When I sauntered up to the Sierra Designs booth at this summer’s Outdoor Retailer, I noticed a few changes. Okay, I noticed a lot of changes. Instead of asking “what’s new?” for SD in 2013-14, it might be easier to ask “what isn’t new?” The iconic brand has undergone a major redesign, ranging from the company logo to all of their gear. It is a shakeup that you don’t often see from an established company, but with a bigger goal in mind.
Sierra Designs public relations guru, Scott Kaier, broke it all down for me. For over a year, SD has been plotting the overhaul. The goal was simple: get back to their roots as a backpacking and mountaineering company. They have certainly succeeded in that. The entire lineup of gear and outerwear has been updated to a more wilderness-appropriate scheme, while all the technology that makes SD an industry leader is still packed into each piece.

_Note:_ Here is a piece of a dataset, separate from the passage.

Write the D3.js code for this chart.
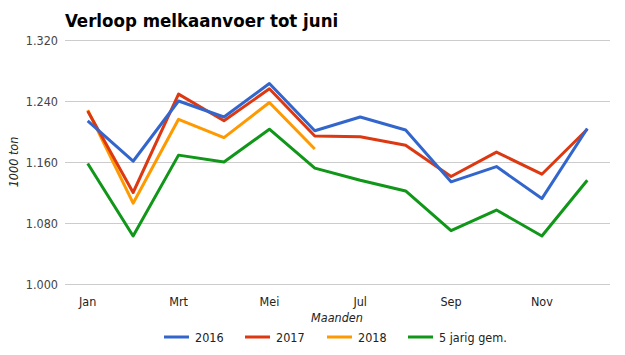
<!DOCTYPE html>
<html><head><meta charset="utf-8">
<script src="https://cdn.jsdelivr.net/npm/d3@7"></script>
<style>body{margin:0;background:#fff;} svg{display:block;font-family:"DejaVu Sans",sans-serif;}</style>
</head><body><div id="chart"></div>
<script>
const months = ["Jan","Feb","Mrt","Apr","Mei","Jun","Jul","Aug","Sep","Okt","Nov","Dec"];
const tickMonths = ["Jan","Mrt","Mei","Jul","Sep","Nov"];
const yTicks = [1000,1080,1160,1240,1320];
const s2016 = [1214,1161,1240,1219,1263,1201,1219,1202,1134,1154,1112,1204];
const s2017 = [1227,1120,1249,1214,1256,1194,1193,1182,1141,1173,1144,1203];
const s2018 = [1228,1106,1216,1192,1238,1177];
const sAvg = [1158,1063,1169,1160,1203,1152,1136,1122,1070,1097,1063,1136];
const seriesNames = ["2016","2017","2018","5 jarig gem."];
const colors = ["#3366cc","#dc3912","#ff9900","#109618"];
const allSeries = [s2016,s2017,s2018,sAvg];

const W=625,H=355;
const cond="DejaVu Sans Condensed, DejaVu Sans";
const svg=d3.select("#chart").append("svg").attr("width",W).attr("height",H);
const x=d3.scaleBand().domain(months).range([65,610]);
const y=d3.scaleLinear().domain([1000,1320]).range([284,40]);

svg.append("text").attr("x",65).attr("y",27).attr("font-size",18.5).attr("font-weight","bold").attr("fill","#000")
  .attr("font-family",cond).text("Verloop melkaanvoer tot juni");

const yAxis=svg.append("g").attr("transform","translate(65,0)")
  .call(d3.axisLeft(y).tickValues(yTicks).tickSize(-545).tickFormat(v=>d3.format(",")(v).replace(",",".")));
yAxis.select(".domain").remove();
yAxis.selectAll("line").attr("stroke","#cccccc");
yAxis.selectAll("text").attr("x",-7).attr("font-size",12.5).attr("fill","#444").attr("font-family",cond);

const xAxis=svg.append("g").attr("transform","translate(0,284)")
  .call(d3.axisBottom(x).tickValues(tickMonths).tickSize(0).tickPadding(13));
xAxis.select(".domain").remove();
xAxis.selectAll("text").attr("font-size",12.5).attr("fill","#222").attr("font-family",cond);

svg.append("text").attr("transform","translate(18,162) rotate(-90)").attr("text-anchor","middle")
  .attr("font-size",12.5).attr("font-style","italic").attr("fill","#222").attr("font-family",cond).text("1000 ton");
svg.append("text").attr("x",337).attr("y",322).attr("text-anchor","middle")
  .attr("font-size",12.5).attr("font-style","italic").attr("fill","#222").attr("font-family",cond).text("Maanden");

const line=d3.line().x((d,i)=>x(months[i])+x.bandwidth()/2).y(d=>y(d));
allSeries.slice().reverse().forEach((s,ri)=>{
  const i=allSeries.length-1-ri;
  svg.append("path").datum(s).attr("d",line).attr("fill","none").attr("stroke",colors[i]).attr("stroke-width",3).attr("stroke-linejoin","round");
});

const legX=[164,245,327,408];
const leg=svg.append("g");
seriesNames.forEach((n,i)=>{
  leg.append("line").attr("x1",legX[i]).attr("x2",legX[i]+25).attr("y1",337).attr("y2",337).attr("stroke",colors[i]).attr("stroke-width",3);
  leg.append("text").attr("x",legX[i]+31).attr("y",341.5).attr("font-size",12.5).attr("fill","#222").attr("font-family",cond).text(n);
});
</script></body></html>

With so much new gear, it could have been an overwhelming task. However, Sierra Designs tackled it all with a “less is more” approach; the tent and sleeping back lineup were cut down to three main pieces each, which to me is a refreshing approach. The bag lineup features the Backcountry Bed, Mobile Mummy, and the Backcountry Quilt. The Quilt is a sub 2 pound, 800 fill, sleeping bag alternative. It’s longer and wider than similar quilts on the market, and features insulated hand and arm pockets. It’s even got a hideaway hood and will keep you toasty down to 30 degrees. The Mobile Mummy was my favorite in the lineup. It is a wearable, 800 fill, fully mobile mummy-style bag. The concept is that campers can sleep in any fashion they prefer without feeling constrained. Plus, you can walk around camp like the abominable sleeping back monster. The Backcountry Bed is just that: a bag that functions like your bed back at home. It’s zipperless, has a sleeping pad sleeve, and is extra wide so you won’t feel constricted while snoozing. All the bags are filled with SD’s DriDown technology.
Tents get a new look for 2014 as well. The company has rethought their Flash, Lightning and Flashlight tents with backpackers in mind. The Flash really stood out as a solid looking 2 person backcountry structure. It’s a freestanding, double/single wall hybrid design that eliminates vestibules. Instead, packers have two gear closets on the sides that have access zippers. This keeps gear away from the entrances and allows each occupant their own stash spot. Add in the heightened ceiling and double drop doors, and you and your companion will be living the backcountry luxury life.
Of course, outerwear also got a full update. Sierra Designs went with a throwback style that has all the bells and whistles built in. DriDown insulation is coupled with stretchable fabric in their sweater, hoodie and vest jackets. DriCanvas pants and shorts feature a marriage of cotton and technical yarns that are high on water resistance, as well as style and comfort. The mens and womens Trailwear tops are highly functional pieces that are very much fashion-forward. The whole lineup looks like it would be at home in a mountain lodge or 10 miles deep in the Uintas.
A complete brand redesign is a big undertaking, and a big gamble. Sierra Designs has pushed all their chips to the middle with this new lineup of gear. Having a proven track record of solid technology helps a lot, but time will tell how backpackers respond to the shakeup. It’s gutsy, but personally I really like the new look. Hopefully we will get our hands on some of the new gear in 2014, and can report back with more details.